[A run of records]
◆ ◆ ◆
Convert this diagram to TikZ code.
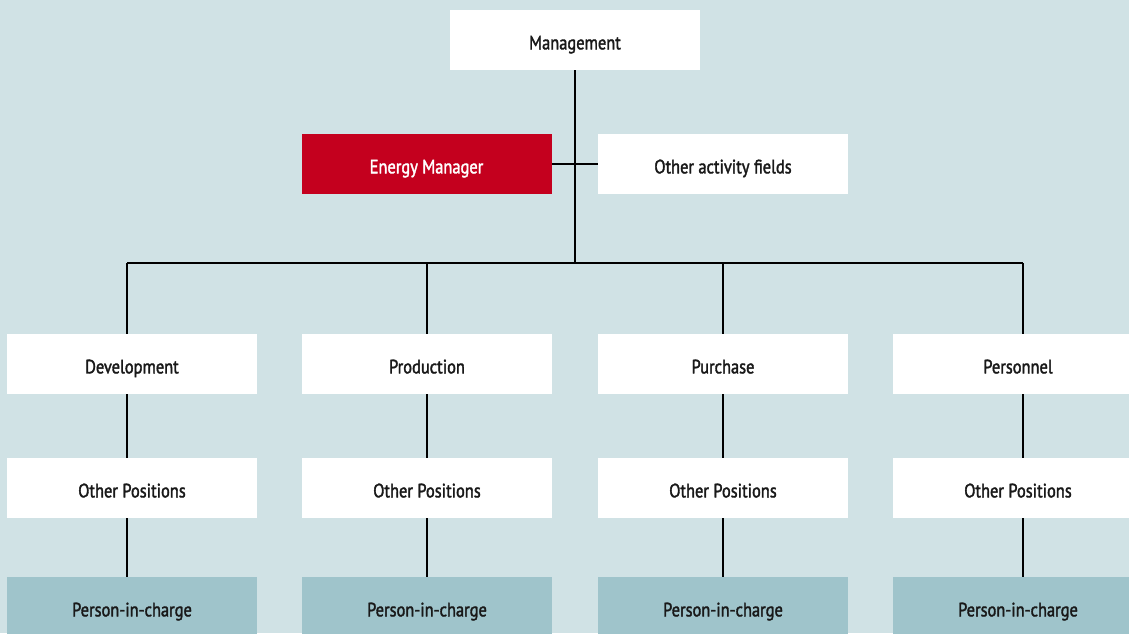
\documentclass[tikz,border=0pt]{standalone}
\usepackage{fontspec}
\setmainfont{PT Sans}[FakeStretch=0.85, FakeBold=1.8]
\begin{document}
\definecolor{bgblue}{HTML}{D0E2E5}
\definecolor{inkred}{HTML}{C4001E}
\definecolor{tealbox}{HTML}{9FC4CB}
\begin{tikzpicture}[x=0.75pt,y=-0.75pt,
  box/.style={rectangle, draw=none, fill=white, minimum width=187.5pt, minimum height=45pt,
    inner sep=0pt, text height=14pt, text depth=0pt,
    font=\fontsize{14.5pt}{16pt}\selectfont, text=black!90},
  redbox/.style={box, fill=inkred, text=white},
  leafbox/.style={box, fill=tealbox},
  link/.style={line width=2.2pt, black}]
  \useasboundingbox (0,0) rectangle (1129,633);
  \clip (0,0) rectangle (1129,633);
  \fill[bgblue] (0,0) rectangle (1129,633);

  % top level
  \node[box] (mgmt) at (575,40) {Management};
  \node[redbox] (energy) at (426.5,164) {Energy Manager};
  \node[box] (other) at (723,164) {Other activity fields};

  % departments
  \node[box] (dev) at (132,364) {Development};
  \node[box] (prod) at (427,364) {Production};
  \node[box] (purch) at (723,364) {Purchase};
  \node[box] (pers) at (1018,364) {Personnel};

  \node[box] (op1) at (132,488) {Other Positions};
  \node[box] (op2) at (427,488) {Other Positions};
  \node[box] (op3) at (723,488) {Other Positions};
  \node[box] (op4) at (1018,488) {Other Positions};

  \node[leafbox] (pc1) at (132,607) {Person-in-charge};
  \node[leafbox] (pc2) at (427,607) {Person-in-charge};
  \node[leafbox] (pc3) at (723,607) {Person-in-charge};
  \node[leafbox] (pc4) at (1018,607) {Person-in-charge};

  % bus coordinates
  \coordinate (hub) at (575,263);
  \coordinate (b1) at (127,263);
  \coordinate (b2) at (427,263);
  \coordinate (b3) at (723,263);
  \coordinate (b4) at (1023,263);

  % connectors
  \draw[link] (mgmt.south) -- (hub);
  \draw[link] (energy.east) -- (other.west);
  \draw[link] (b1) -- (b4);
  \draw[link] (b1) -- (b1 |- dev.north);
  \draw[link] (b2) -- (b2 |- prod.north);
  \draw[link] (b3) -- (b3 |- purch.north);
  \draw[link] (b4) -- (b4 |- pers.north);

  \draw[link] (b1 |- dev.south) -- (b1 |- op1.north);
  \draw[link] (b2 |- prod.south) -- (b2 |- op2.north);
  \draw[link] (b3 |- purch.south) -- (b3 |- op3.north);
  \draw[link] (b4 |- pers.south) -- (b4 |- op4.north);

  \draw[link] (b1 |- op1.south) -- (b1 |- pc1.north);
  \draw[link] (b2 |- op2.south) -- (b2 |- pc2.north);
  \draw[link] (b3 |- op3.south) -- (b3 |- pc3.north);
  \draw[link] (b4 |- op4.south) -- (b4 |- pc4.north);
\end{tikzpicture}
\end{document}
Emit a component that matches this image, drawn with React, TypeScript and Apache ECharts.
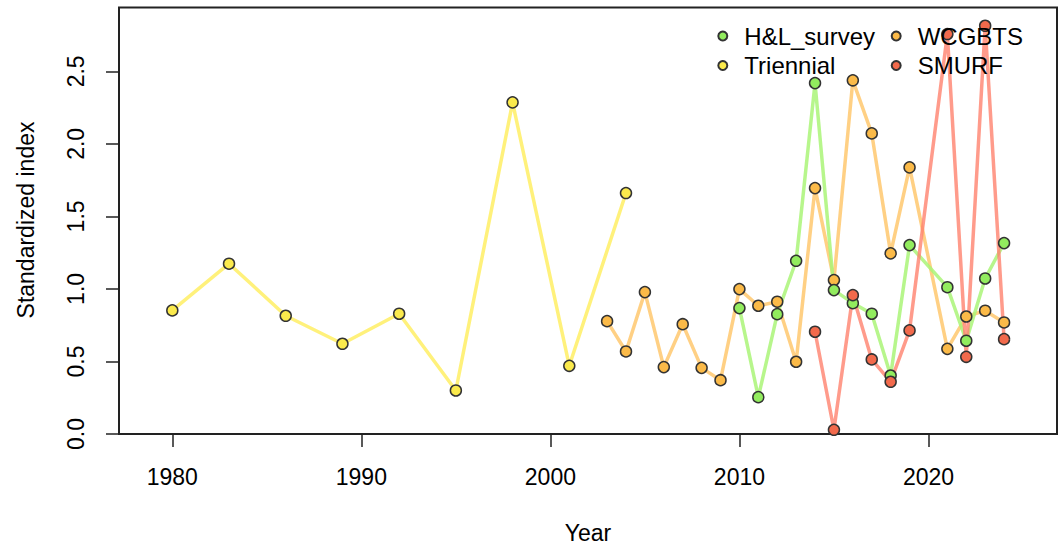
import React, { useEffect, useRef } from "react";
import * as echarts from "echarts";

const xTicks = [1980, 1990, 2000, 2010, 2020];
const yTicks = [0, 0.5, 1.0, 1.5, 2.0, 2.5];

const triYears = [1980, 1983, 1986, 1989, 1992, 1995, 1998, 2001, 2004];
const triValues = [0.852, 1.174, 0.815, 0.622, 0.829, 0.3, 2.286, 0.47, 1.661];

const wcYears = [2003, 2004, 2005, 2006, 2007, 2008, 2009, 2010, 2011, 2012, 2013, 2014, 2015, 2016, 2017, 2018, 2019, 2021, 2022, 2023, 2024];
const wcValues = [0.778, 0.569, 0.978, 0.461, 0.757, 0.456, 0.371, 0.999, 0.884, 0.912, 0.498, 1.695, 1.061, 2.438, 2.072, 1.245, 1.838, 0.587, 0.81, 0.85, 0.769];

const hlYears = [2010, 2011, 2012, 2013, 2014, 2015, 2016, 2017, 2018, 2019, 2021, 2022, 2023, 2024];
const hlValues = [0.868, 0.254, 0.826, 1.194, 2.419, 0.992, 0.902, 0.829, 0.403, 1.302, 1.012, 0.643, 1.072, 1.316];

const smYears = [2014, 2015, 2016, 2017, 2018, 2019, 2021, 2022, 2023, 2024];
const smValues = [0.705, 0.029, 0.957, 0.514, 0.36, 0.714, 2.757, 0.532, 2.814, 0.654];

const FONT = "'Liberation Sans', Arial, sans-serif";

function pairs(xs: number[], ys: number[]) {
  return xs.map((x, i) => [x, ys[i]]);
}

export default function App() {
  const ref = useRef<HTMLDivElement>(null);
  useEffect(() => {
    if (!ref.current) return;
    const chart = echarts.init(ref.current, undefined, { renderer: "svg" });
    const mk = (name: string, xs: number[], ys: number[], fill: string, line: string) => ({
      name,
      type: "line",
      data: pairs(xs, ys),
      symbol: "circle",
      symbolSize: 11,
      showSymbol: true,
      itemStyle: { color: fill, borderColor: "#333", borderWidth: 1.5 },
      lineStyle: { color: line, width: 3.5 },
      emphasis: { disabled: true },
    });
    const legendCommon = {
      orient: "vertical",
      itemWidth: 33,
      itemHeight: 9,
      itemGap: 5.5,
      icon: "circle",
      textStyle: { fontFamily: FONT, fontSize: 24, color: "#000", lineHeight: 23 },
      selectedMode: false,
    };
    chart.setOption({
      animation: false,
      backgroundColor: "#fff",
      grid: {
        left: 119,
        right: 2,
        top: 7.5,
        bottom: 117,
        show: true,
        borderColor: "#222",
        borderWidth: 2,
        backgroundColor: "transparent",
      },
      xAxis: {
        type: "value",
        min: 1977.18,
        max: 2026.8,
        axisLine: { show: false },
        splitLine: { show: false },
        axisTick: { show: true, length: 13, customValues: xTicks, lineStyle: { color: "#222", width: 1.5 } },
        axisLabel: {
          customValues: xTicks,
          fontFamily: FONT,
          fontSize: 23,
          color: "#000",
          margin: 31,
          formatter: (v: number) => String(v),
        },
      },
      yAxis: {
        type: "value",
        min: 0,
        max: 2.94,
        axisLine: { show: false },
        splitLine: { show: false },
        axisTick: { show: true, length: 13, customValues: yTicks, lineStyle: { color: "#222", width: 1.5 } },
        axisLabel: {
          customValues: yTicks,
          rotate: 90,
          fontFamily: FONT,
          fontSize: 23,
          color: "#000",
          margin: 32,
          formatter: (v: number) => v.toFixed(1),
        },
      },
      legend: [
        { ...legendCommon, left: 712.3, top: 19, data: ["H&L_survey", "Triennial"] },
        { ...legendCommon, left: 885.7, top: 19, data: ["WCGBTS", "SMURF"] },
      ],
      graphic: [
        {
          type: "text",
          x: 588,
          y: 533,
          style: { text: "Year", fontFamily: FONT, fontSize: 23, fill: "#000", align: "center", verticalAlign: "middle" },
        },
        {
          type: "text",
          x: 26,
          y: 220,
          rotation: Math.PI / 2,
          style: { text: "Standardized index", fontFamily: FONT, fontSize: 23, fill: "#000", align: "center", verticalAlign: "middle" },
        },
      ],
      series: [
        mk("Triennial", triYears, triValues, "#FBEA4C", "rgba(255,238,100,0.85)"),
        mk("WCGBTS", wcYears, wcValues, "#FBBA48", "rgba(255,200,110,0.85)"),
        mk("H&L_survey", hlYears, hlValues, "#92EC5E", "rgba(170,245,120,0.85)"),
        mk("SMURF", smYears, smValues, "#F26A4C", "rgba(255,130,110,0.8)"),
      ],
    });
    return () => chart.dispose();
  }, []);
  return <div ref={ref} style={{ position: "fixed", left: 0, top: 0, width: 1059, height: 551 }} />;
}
◆ ◆ ◆
REQUIRED WORK: Reproduce every record above exactly, but leave out the pictures.

SOLUTION FOR THIS EXERCISE:
Convert this diagram to TikZ code.
\documentclass[tikz,border=0pt]{standalone}
\usepackage{fontspec}
\setmainfont{PT Sans}[FakeStretch=0.85, FakeBold=1.8]
\begin{document}
\definecolor{bgblue}{HTML}{D0E2E5}
\definecolor{inkred}{HTML}{C4001E}
\definecolor{tealbox}{HTML}{9FC4CB}
\begin{tikzpicture}[x=0.75pt,y=-0.75pt,
  box/.style={rectangle, draw=none, fill=white, minimum width=187.5pt, minimum height=45pt,
    inner sep=0pt, text height=14pt, text depth=0pt,
    font=\fontsize{14.5pt}{16pt}\selectfont, text=black!90},
  redbox/.style={box, fill=inkred, text=white},
  leafbox/.style={box, fill=tealbox},
  link/.style={line width=2.2pt, black}]
  \useasboundingbox (0,0) rectangle (1129,633);
  \clip (0,0) rectangle (1129,633);
  \fill[bgblue] (0,0) rectangle (1129,633);

  % top level
  \node[box] (mgmt) at (575,40) {Management};
  \node[redbox] (energy) at (426.5,164) {Energy Manager};
  \node[box] (other) at (723,164) {Other activity fields};

  % departments
  \node[box] (dev) at (132,364) {Development};
  \node[box] (prod) at (427,364) {Production};
  \node[box] (purch) at (723,364) {Purchase};
  \node[box] (pers) at (1018,364) {Personnel};

  \node[box] (op1) at (132,488) {Other Positions};
  \node[box] (op2) at (427,488) {Other Positions};
  \node[box] (op3) at (723,488) {Other Positions};
  \node[box] (op4) at (1018,488) {Other Positions};

  \node[leafbox] (pc1) at (132,607) {Person-in-charge};
  \node[leafbox] (pc2) at (427,607) {Person-in-charge};
  \node[leafbox] (pc3) at (723,607) {Person-in-charge};
  \node[leafbox] (pc4) at (1018,607) {Person-in-charge};

  % bus coordinates
  \coordinate (hub) at (575,263);
  \coordinate (b1) at (127,263);
  \coordinate (b2) at (427,263);
  \coordinate (b3) at (723,263);
  \coordinate (b4) at (1023,263);

  % connectors
  \draw[link] (mgmt.south) -- (hub);
  \draw[link] (energy.east) -- (other.west);
  \draw[link] (b1) -- (b4);
  \draw[link] (b1) -- (b1 |- dev.north);
  \draw[link] (b2) -- (b2 |- prod.north);
  \draw[link] (b3) -- (b3 |- purch.north);
  \draw[link] (b4) -- (b4 |- pers.north);

  \draw[link] (b1 |- dev.south) -- (b1 |- op1.north);
  \draw[link] (b2 |- prod.south) -- (b2 |- op2.north);
  \draw[link] (b3 |- purch.south) -- (b3 |- op3.north);
  \draw[link] (b4 |- pers.south) -- (b4 |- op4.north);

  \draw[link] (b1 |- op1.south) -- (b1 |- pc1.north);
  \draw[link] (b2 |- op2.south) -- (b2 |- pc2.north);
  \draw[link] (b3 |- op3.south) -- (b3 |- pc3.north);
  \draw[link] (b4 |- op4.south) -- (b4 |- pc4.north);
\end{tikzpicture}
\end{document}
Emit a component that matches this image, drawn with React, TypeScript and Apache ECharts.
import React, { useEffect, useRef } from "react";
import * as echarts from "echarts";

const xTicks = [1980, 1990, 2000, 2010, 2020];
const yTicks = [0, 0.5, 1.0, 1.5, 2.0, 2.5];

const triYears = [1980, 1983, 1986, 1989, 1992, 1995, 1998, 2001, 2004];
const triValues = [0.852, 1.174, 0.815, 0.622, 0.829, 0.3, 2.286, 0.47, 1.661];

const wcYears = [2003, 2004, 2005, 2006, 2007, 2008, 2009, 2010, 2011, 2012, 2013, 2014, 2015, 2016, 2017, 2018, 2019, 2021, 2022, 2023, 2024];
const wcValues = [0.778, 0.569, 0.978, 0.461, 0.757, 0.456, 0.371, 0.999, 0.884, 0.912, 0.498, 1.695, 1.061, 2.438, 2.072, 1.245, 1.838, 0.587, 0.81, 0.85, 0.769];

const hlYears = [2010, 2011, 2012, 2013, 2014, 2015, 2016, 2017, 2018, 2019, 2021, 2022, 2023, 2024];
const hlValues = [0.868, 0.254, 0.826, 1.194, 2.419, 0.992, 0.902, 0.829, 0.403, 1.302, 1.012, 0.643, 1.072, 1.316];

const smYears = [2014, 2015, 2016, 2017, 2018, 2019, 2021, 2022, 2023, 2024];
const smValues = [0.705, 0.029, 0.957, 0.514, 0.36, 0.714, 2.757, 0.532, 2.814, 0.654];

const FONT = "'Liberation Sans', Arial, sans-serif";

function pairs(xs: number[], ys: number[]) {
  return xs.map((x, i) => [x, ys[i]]);
}

export default function App() {
  const ref = useRef<HTMLDivElement>(null);
  useEffect(() => {
    if (!ref.current) return;
    const chart = echarts.init(ref.current, undefined, { renderer: "svg" });
    const mk = (name: string, xs: number[], ys: number[], fill: string, line: string) => ({
      name,
      type: "line",
      data: pairs(xs, ys),
      symbol: "circle",
      symbolSize: 11,
      showSymbol: true,
      itemStyle: { color: fill, borderColor: "#333", borderWidth: 1.5 },
      lineStyle: { color: line, width: 3.5 },
      emphasis: { disabled: true },
    });
    const legendCommon = {
      orient: "vertical",
      itemWidth: 33,
      itemHeight: 9,
      itemGap: 5.5,
      icon: "circle",
      textStyle: { fontFamily: FONT, fontSize: 24, color: "#000", lineHeight: 23 },
      selectedMode: false,
    };
    chart.setOption({
      animation: false,
      backgroundColor: "#fff",
      grid: {
        left: 119,
        right: 2,
        top: 7.5,
        bottom: 117,
        show: true,
        borderColor: "#222",
        borderWidth: 2,
        backgroundColor: "transparent",
      },
      xAxis: {
        type: "value",
        min: 1977.18,
        max: 2026.8,
        axisLine: { show: false },
        splitLine: { show: false },
        axisTick: { show: true, length: 13, customValues: xTicks, lineStyle: { color: "#222", width: 1.5 } },
        axisLabel: {
          customValues: xTicks,
          fontFamily: FONT,
          fontSize: 23,
          color: "#000",
          margin: 31,
          formatter: (v: number) => String(v),
        },
      },
      yAxis: {
        type: "value",
        min: 0,
        max: 2.94,
        axisLine: { show: false },
        splitLine: { show: false },
        axisTick: { show: true, length: 13, customValues: yTicks, lineStyle: { color: "#222", width: 1.5 } },
        axisLabel: {
          customValues: yTicks,
          rotate: 90,
          fontFamily: FONT,
          fontSize: 23,
          color: "#000",
          margin: 32,
          formatter: (v: number) => v.toFixed(1),
        },
      },
      legend: [
        { ...legendCommon, left: 712.3, top: 19, data: ["H&L_survey", "Triennial"] },
        { ...legendCommon, left: 885.7, top: 19, data: ["WCGBTS", "SMURF"] },
      ],
      graphic: [
        {
          type: "text",
          x: 588,
          y: 533,
          style: { text: "Year", fontFamily: FONT, fontSize: 23, fill: "#000", align: "center", verticalAlign: "middle" },
        },
        {
          type: "text",
          x: 26,
          y: 220,
          rotation: Math.PI / 2,
          style: { text: "Standardized index", fontFamily: FONT, fontSize: 23, fill: "#000", align: "center", verticalAlign: "middle" },
        },
      ],
      series: [
        mk("Triennial", triYears, triValues, "#FBEA4C", "rgba(255,238,100,0.85)"),
        mk("WCGBTS", wcYears, wcValues, "#FBBA48", "rgba(255,200,110,0.85)"),
        mk("H&L_survey", hlYears, hlValues, "#92EC5E", "rgba(170,245,120,0.85)"),
        mk("SMURF", smYears, smValues, "#F26A4C", "rgba(255,130,110,0.8)"),
      ],
    });
    return () => chart.dispose();
  }, []);
  return <div ref={ref} style={{ position: "fixed", left: 0, top: 0, width: 1059, height: 551 }} />;
}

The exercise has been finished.